[What is being asked] Return only the lines from the top of the data down to the one that holds "(hcons) at (1095,34.5)", both included, without any pictures.

------------------------------------------------------------------------

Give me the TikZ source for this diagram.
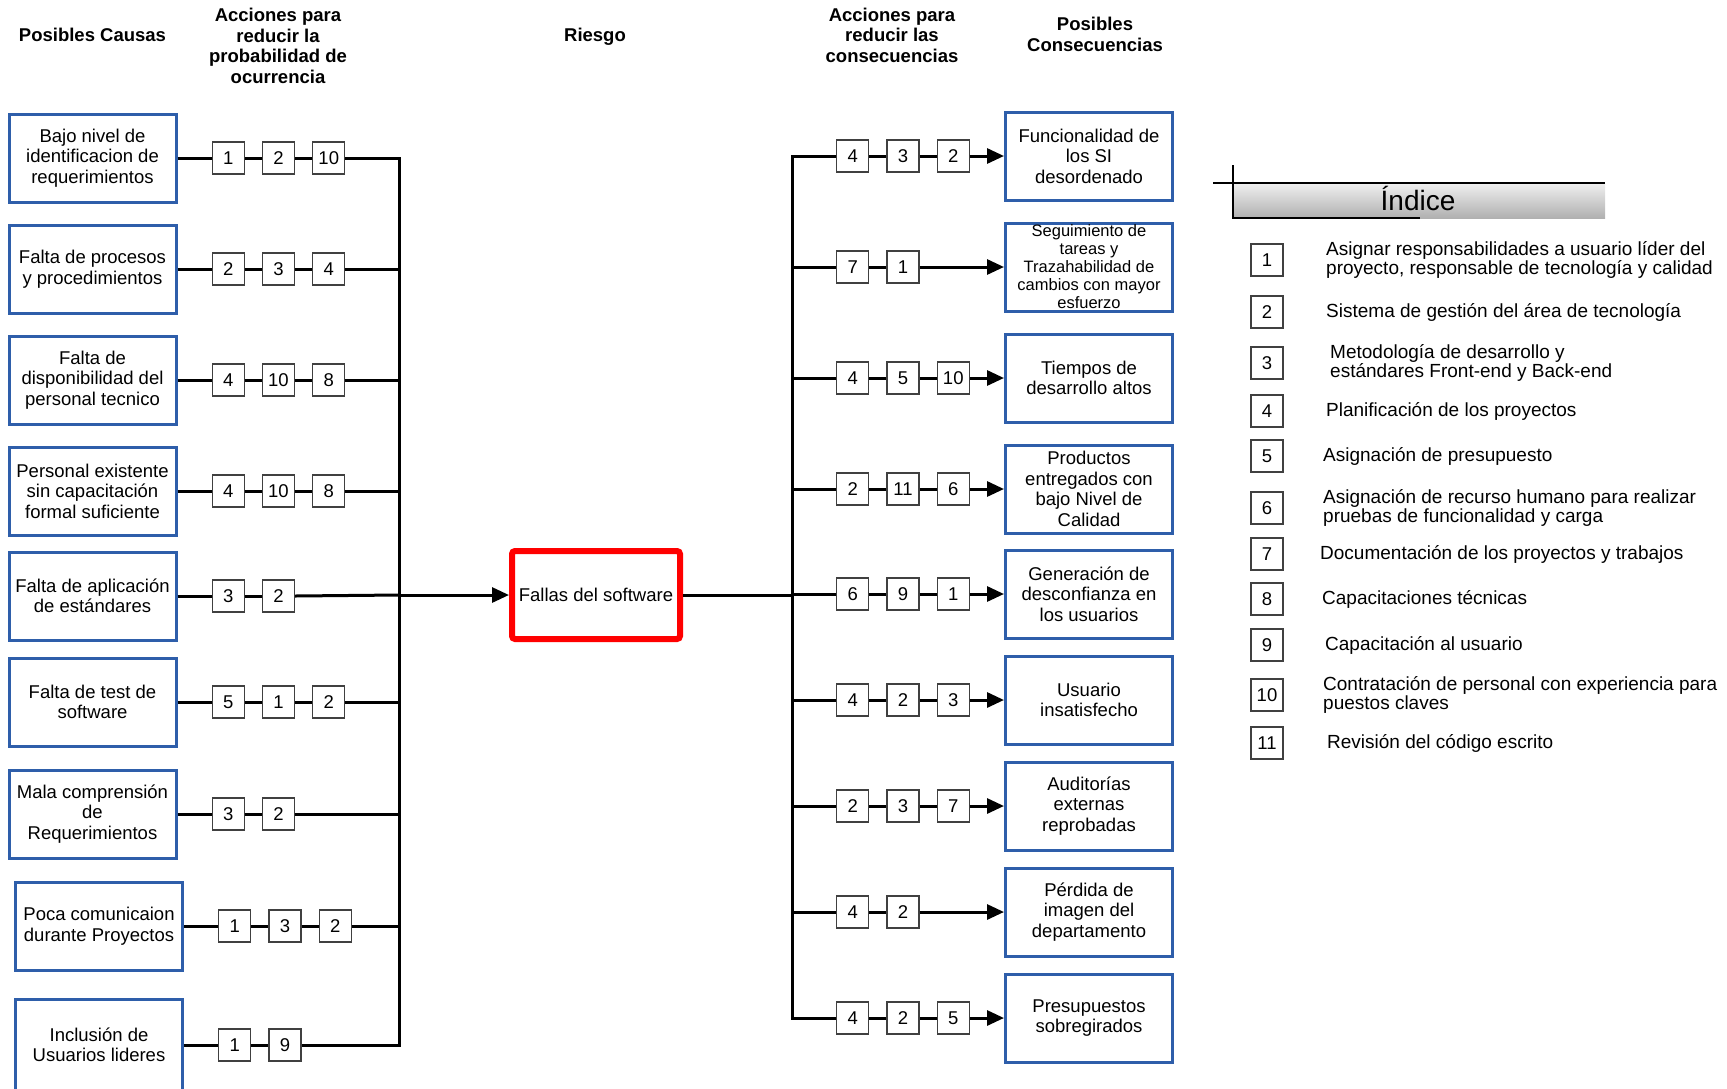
\documentclass[tikz,border=0pt]{standalone}
\usepackage{fontspec}
\setmainfont{Liberation Sans}
\usetikzlibrary{positioning,arrows.meta}
\definecolor{causeblue}{RGB}{46,94,170}

\begin{document}
\begin{tikzpicture}[
        x=1pt, y=-1pt,
        font=\fontsize{18.5}{20.5}\selectfont,
        node distance=17pt,
        header/.style={font=\fontsize{18.5}{20.5}\selectfont\bfseries, align=center},
        causa/.style={draw=causeblue, line width=3pt, minimum width=167pt, minimum height=88pt, inner sep=1pt, align=center},
        efecto/.style={causa},
        accion/.style={draw=black!75, line width=1.3pt, fill=white, minimum width=32pt, minimum height=32pt, inner sep=0pt},
        riesgo/.style={draw=red, line width=6pt, rounded corners=3pt, minimum width=168pt, minimum height=88pt, inner sep=0pt},
        indice/.style={anchor=west, align=left, inner sep=0pt, font=\fontsize{19}{19.5}\selectfont},
        link/.style={line width=3pt},
        arrow/.style={line width=3pt, -{Triangle[length=17pt,width=15pt]}},
    ]
    \useasboundingbox (0,0) rectangle (1727,1088);

    % Headers
    \node[header] (hcausas) at (92.5,35) {Posibles Causas};
    \node[header] (hprob) at (278,46) {Acciones para\\reducir la\\probabilidad de\\ocurrencia};
    \node[header] (hriesgo) at (595,37) {Riesgo};
    \node[header] (hreduc) at (892,35) {Acciones para\\reducir las\\consecuencias};
    \node[header] (hcons) at (1095,34.5) {Posibles\\Consecuencias};

    % Causes
    \node[causa] (c1) at (92.5,158) {Bajo nivel de\\identificacion de\\requerimientos};
    \node[causa] (c2) at (92.5,269) {Falta de procesos\\y procedimientos};
    \node[causa] (c3) at (92.5,380) {Falta de\\disponibilidad del\\personal tecnico};
    \node[causa] (c4) at (92.5,491) {Personal existente\\sin capacitación\\formal suficiente};
    \node[causa] (c5) at (92.5,596) {Falta de aplicación\\de estándares};
    \node[causa] (c6) at (92.5,702) {Falta de test de\\software};
    \node[causa] (c7) at (92.5,814) {Mala comprensión\\de\\Requerimientos};
    \node[causa] (c8) at (99,926) {Poca comunicaion\\durante Proyectos};
    \node[causa, minimum height=92pt] (c9) at (99,1045) {Inclusión de\\Usuarios lideres};

    % Actions on the probability
    \node[accion, right=34pt of c1] (c1a) {1};
    \node[accion, right=of c1a] (c1b) {2};
    \node[accion, right=of c1b] (c1c) {10};
    \node[accion, right=34pt of c2] (c2a) {2};
    \node[accion, right=of c2a] (c2b) {3};
    \node[accion, right=of c2b] (c2c) {4};
    \node[accion, right=34pt of c3] (c3a) {4};
    \node[accion, right=of c3a] (c3b) {10};
    \node[accion, right=of c3b] (c3c) {8};
    \node[accion, right=34pt of c4] (c4a) {4};
    \node[accion, right=of c4a] (c4b) {10};
    \node[accion, right=of c4b] (c4c) {8};
    \node[accion, right=34pt of c5] (c5a) {3};
    \node[accion, right=of c5a] (c5b) {2};
    \node[accion, right=34pt of c6] (c6a) {5};
    \node[accion, right=of c6a] (c6b) {1};
    \node[accion, right=of c6b] (c6c) {2};
    \node[accion, right=34pt of c7] (c7a) {3};
    \node[accion, right=of c7a] (c7b) {2};
    \node[accion, right=34pt of c8] (c8a) {1};
    \node[accion, right=of c8a] (c8b) {3};
    \node[accion, right=of c8b] (c8c) {2};
    \node[accion, right=34pt of c9] (c9a) {1};
    \node[accion, right=of c9a] (c9b) {9};

    % Risk
    \node[riesgo] (falla) at (596,595) {Fallas del software};
    \coordinate (busL) at (399,595);
    \coordinate (busR) at (792,595);

    % Consequences
    \node[efecto] (q1) at (1089,156) {Funcionalidad de\\los SI\\desordenado};
    \node[efecto, inner sep=0pt, font=\fontsize{16.5}{18}\selectfont] (q2) at (1089,267) {Seguimiento de\\tareas y\\Trazahabilidad de\\cambios con mayor\\esfuerzo};
    \node[efecto] (q3) at (1089,378) {Tiempos de\\desarrollo altos};
    \node[efecto] (q4) at (1089,489) {Productos\\entregados con\\bajo Nivel de\\Calidad};
    \node[efecto] (q5) at (1089,594) {Generación de\\desconfianza en\\los usuarios};
    \node[efecto] (q6) at (1089,700) {Usuario\\insatisfecho};
    \node[efecto] (q7) at (1089,806) {Auditorías\\externas\\reprobadas};
    \node[efecto] (q8) at (1089,912) {Pérdida de\\imagen del\\departamento};
    \node[efecto] (q9) at (1089,1018) {Presupuestos\\sobregirados};

    % Actions on the consequences
    \node[accion, anchor=west] (q1a) at (836,156) {4};
    \node[accion, right=of q1a] (q1b) {3};
    \node[accion, right=of q1b] (q1c) {2};
    \node[accion, anchor=west] (q2a) at (836,267) {7};
    \node[accion, right=of q2a] (q2b) {1};
    \node[accion, anchor=west] (q3a) at (836,378) {4};
    \node[accion, right=of q3a] (q3b) {5};
    \node[accion, right=of q3b] (q3c) {10};
    \node[accion, anchor=west] (q4a) at (836,489) {2};
    \node[accion, right=of q4a] (q4b) {11};
    \node[accion, right=of q4b] (q4c) {6};
    \node[accion, anchor=west] (q5a) at (836,594) {6};
    \node[accion, right=of q5a] (q5b) {9};
    \node[accion, right=of q5b] (q5c) {1};
    \node[accion, anchor=west] (q6a) at (836,700) {4};
    \node[accion, right=of q6a] (q6b) {2};
    \node[accion, right=of q6b] (q6c) {3};
    \node[accion, anchor=west] (q7a) at (836,806) {2};
    \node[accion, right=of q7a] (q7b) {3};
    \node[accion, right=of q7b] (q7c) {7};
    \node[accion, anchor=west] (q8a) at (836,912) {4};
    \node[accion, right=of q8a] (q8b) {2};
    \node[accion, anchor=west] (q9a) at (836,1018) {4};
    \node[accion, right=of q9a] (q9b) {2};
    \node[accion, right=of q9b] (q9c) {5};

    % Lines, left side
    \draw[link] (c1) -- (c1a) -- (c1b) -- (c1c);
    \draw[link] (c2) -- (c2a) -- (c2b) -- (c2c);
    \draw[link] (c3) -- (c3a) -- (c3b) -- (c3c);
    \draw[link] (c4) -- (c4a) -- (c4b) -- (c4c);
    \draw[link] (c5) -- (c5a) -- (c5b);
    \draw[link] (c6) -- (c6a) -- (c6b) -- (c6c);
    \draw[link] (c7) -- (c7a) -- (c7b);
    \draw[link] (c8) -- (c8a) -- (c8b) -- (c8c);
    \draw[link] (c9) -- (c9a) -- (c9b);
    \draw[link] (c1c.east) -| (busL |- c9b) -- (c9b.east);
    \draw[link] (c2c.east) -- (c2c -| busL);
    \draw[link] (c3c.east) -- (c3c -| busL);
    \draw[link] (c4c.east) -- (c4c -| busL);
    \draw[link] (c5b.east) -- (busL);
    \draw[link] (c6c.east) -- (c6c -| busL);
    \draw[link] (c7b.east) -- (c7b -| busL);
    \draw[link] (c8c.east) -- (c8c -| busL);
    \draw[arrow] (busL) -- (falla);

    % Lines, right side
    \draw[link] (falla) -- (busR);
    \draw[link] (q1a.west) -| (busR |- q9a) -- (q9a.west);
    \draw[link] (busR |- q2a) -- (q2a);
    \draw[link] (busR |- q3a) -- (q3a);
    \draw[link] (busR |- q4a) -- (q4a);
    \draw[link] (busR |- q5a) -- (q5a);
    \draw[link] (busR |- q6a) -- (q6a);
    \draw[link] (busR |- q7a) -- (q7a);
    \draw[link] (busR |- q8a) -- (q8a);
    \draw[link] (q1a) -- (q1b) -- (q1c);
    \draw[link] (q2a) -- (q2b);
    \draw[link] (q3a) -- (q3b) -- (q3c);
    \draw[link] (q4a) -- (q4b) -- (q4c);
    \draw[link] (q5a) -- (q5b) -- (q5c);
    \draw[link] (q6a) -- (q6b) -- (q6c);
    \draw[link] (q7a) -- (q7b) -- (q7c);
    \draw[link] (q8a) -- (q8b);
    \draw[link] (q9a) -- (q9b) -- (q9c);
    \draw[arrow] (q1c) -- (q1);
    \draw[arrow] (q2b) -- (q2);
    \draw[arrow] (q3c) -- (q3);
    \draw[arrow] (q4c) -- (q4);
    \draw[arrow] (q5c) -- (q5);
    \draw[arrow] (q6c) -- (q6);
    \draw[arrow] (q7c) -- (q7);
    \draw[arrow] (q8b) -- (q8);
    \draw[arrow] (q9c) -- (q9);

    % Index
    \shade[top color=gray!12, bottom color=gray!62] (1233,183) rectangle (1605,218);
    \draw[line width=1.3pt] (1213,183) -- (1605,183);
    \draw[line width=1.3pt] (1233,165) -- (1233,218) -- (1420,218);
    \node[font=\fontsize{28}{30}\selectfont] (tindice) at (1418,198) {Índice};

    \node[accion] (i1) at (1267,260) {1};
    \node[indice] (t1) at (1326,260) {Asignar responsabilidades a usuario líder del\\proyecto, responsable de tecnología y calidad};
    \node[accion] (i2) at (1267,312) {2};
    \node[indice] (t2) at (1326,312) {Sistema de gestión del área de tecnología};
    \node[accion] (i3) at (1267,363) {3};
    \node[indice] (t3) at (1330,363) {Metodología de desarrollo y\\estándares Front-end y Back-end};
    \node[accion] (i4) at (1267,411) {4};
    \node[indice] (t4) at (1326,411) {Planificación de los proyectos};
    \node[accion] (i5) at (1267,456) {5};
    \node[indice] (t5) at (1323,456) {Asignación de presupuesto};
    \node[accion] (i6) at (1267,508) {6};
    \node[indice] (t6) at (1323,508) {Asignación de recurso humano para realizar\\pruebas de funcionalidad y carga};
    \node[accion] (i7) at (1267,554) {7};
    \node[indice] (t7) at (1320,554) {Documentación de los proyectos y trabajos};
    \node[accion] (i8) at (1267,599) {8};
    \node[indice] (t8) at (1322,599) {Capacitaciones técnicas};
    \node[accion] (i9) at (1267,645) {9};
    \node[indice] (t9) at (1325,645) {Capacitación al usuario};
    \node[accion] (i10) at (1267,695) {10};
    \node[indice] (t10) at (1323,695) {Contratación de personal con experiencia para\\puestos claves};
    \node[accion] (i11) at (1267,743) {11};
    \node[indice] (t11) at (1327,743) {Revisión del código escrito};

\end{tikzpicture}
\end{document}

------------------------------------------------------------------------

[Finished task]
Give me the TikZ source for this diagram.
\documentclass[tikz,border=0pt]{standalone}
\usepackage{fontspec}
\setmainfont{Liberation Sans}
\usetikzlibrary{positioning,arrows.meta}
\definecolor{causeblue}{RGB}{46,94,170}

\begin{document}
\begin{tikzpicture}[
        x=1pt, y=-1pt,
        font=\fontsize{18.5}{20.5}\selectfont,
        node distance=17pt,
        header/.style={font=\fontsize{18.5}{20.5}\selectfont\bfseries, align=center},
        causa/.style={draw=causeblue, line width=3pt, minimum width=167pt, minimum height=88pt, inner sep=1pt, align=center},
        efecto/.style={causa},
        accion/.style={draw=black!75, line width=1.3pt, fill=white, minimum width=32pt, minimum height=32pt, inner sep=0pt},
        riesgo/.style={draw=red, line width=6pt, rounded corners=3pt, minimum width=168pt, minimum height=88pt, inner sep=0pt},
        indice/.style={anchor=west, align=left, inner sep=0pt, font=\fontsize{19}{19.5}\selectfont},
        link/.style={line width=3pt},
        arrow/.style={line width=3pt, -{Triangle[length=17pt,width=15pt]}},
    ]
    \useasboundingbox (0,0) rectangle (1727,1088);

    % Headers
    \node[header] (hcausas) at (92.5,35) {Posibles Causas};
    \node[header] (hprob) at (278,46) {Acciones para\\reducir la\\probabilidad de\\ocurrencia};
    \node[header] (hriesgo) at (595,37) {Riesgo};
    \node[header] (hreduc) at (892,35) {Acciones para\\reducir las\\consecuencias};
    \node[header] (hcons) at (1095,34.5) {Posibles\\Consecuencias};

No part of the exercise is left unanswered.